Between end-December 2004 and end-December 2005, the Dow Jones EURO STOXX broad index surged by nearly 23 per cent, compared with an increase of just under 4 per cent in the Standard & Poor’s 500 index, which is surprising considering the weaker economic growth in the euro area.

In its March monthly bulletin, the ECB has suggested that a number of fundamental factors, including a more favourable development of corporate earnings, a weaker euro vis-?-vis the US dollar and more subdued interest rate increases in the euro area, may explain why the euro area stock market has outperformed that in the United States.

Starting with developments in relative profitability, according to earnings data on the Dow Jones EURO STOXX index and the Standard & Poor’s 500 index provided by Thomson Financial Datastream, earnings per share grew more strongly in the euro area than in the US in both 2004 and 2005. Earnings growth in 2005 was not only stronger in the euro area than in the US, it was also far stronger than anticipated a year earlier.

Another factor is the exchange rate. Marked exchange rate changes can affect both reported earnings and market perceptions of earnings prospects. Since the better performance of euro area equities appears to be closely related to the depreciation of the euro against the US dollar throughout 2005, the ECB suggests that it seems reasonable to assume that the latter contributed to the more favourable development of the earnings of euro area firms in comparison with those of US firms in 2005, possibly through corresponding general gains in export competitiveness.

For the purposes of gauging the impact of interest rates on stock prices, the ECB looked at long-term real yields in empirical terms. When these yields rise, stock prices – all other things being equal – typically tend to fall. The effects of discount factors on stock prices in the United States in 2005 must have been less favourable than those in the euro area. For instance, the long-term real yield on euro area inflation-linked bonds (with maturity in 2012) changed little between December 2004 and December 2005, while the real yield on comparable 2011-maturity index-linked bonds in the United States increased by about 80 basis points. Hence, it is likely that the strong increase in real bond yields roughly offset the impact of the generally positive development of earnings in the US stock market.

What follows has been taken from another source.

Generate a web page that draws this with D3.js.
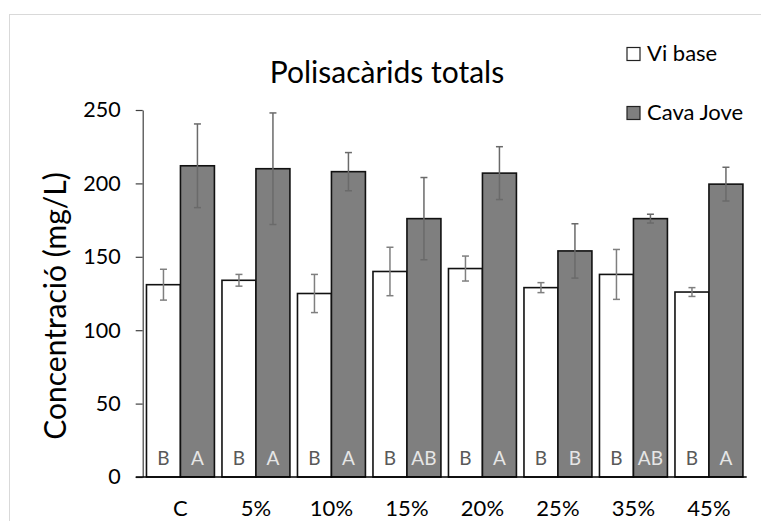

Moreover, euro area stock prices in 2005 may have benefited from the perception among investors that US equities entailed higher risks than euro area stocks. Throughout 2005, for example, in answer to the question as to the region in which they deemed equity markets to be most overvalued and most undervalued respectively (asked in the monthly Merrill Lynch Global Fund Manager Survey), an average net percentage of around 50 per cent of the fund managers surveyed perceived the US stock markets to be most overvalued.
For the euro area, this net percentage averaged about -16 per cent, indicating that fund managers tended to perceive the euro area stock market as undervalued. Such perceptions may have induced institutional investors, in particular, to overweight euro area equities and underweight US equities in their portfolios, thereby affecting relative stock price developments.

Overall, the better performance of euro area stock prices in comparison with those in the United States in 2005 has contributed to a levelling-off of some of the prevailing differences in stock market valuation metrics, says the ECB, such as the price-earnings ratios in the two economies, and could therefore be regarded as part of an equilibration process.

At the end of 2004, the ratio of equity prices to corporate earnings in the preceding 12 months was 20.5 for companies in the Standard & Poor’s 500 index, while – as measured for companies in the Dow Jones EURO STOXX index – it stood at 14.3 in the euro area. The relative movements of both the equity indices and the corporate earnings in 2005 brought the two price-earnings ratios still closer, to 18.5 and 15.9 respectively, at the end of the year.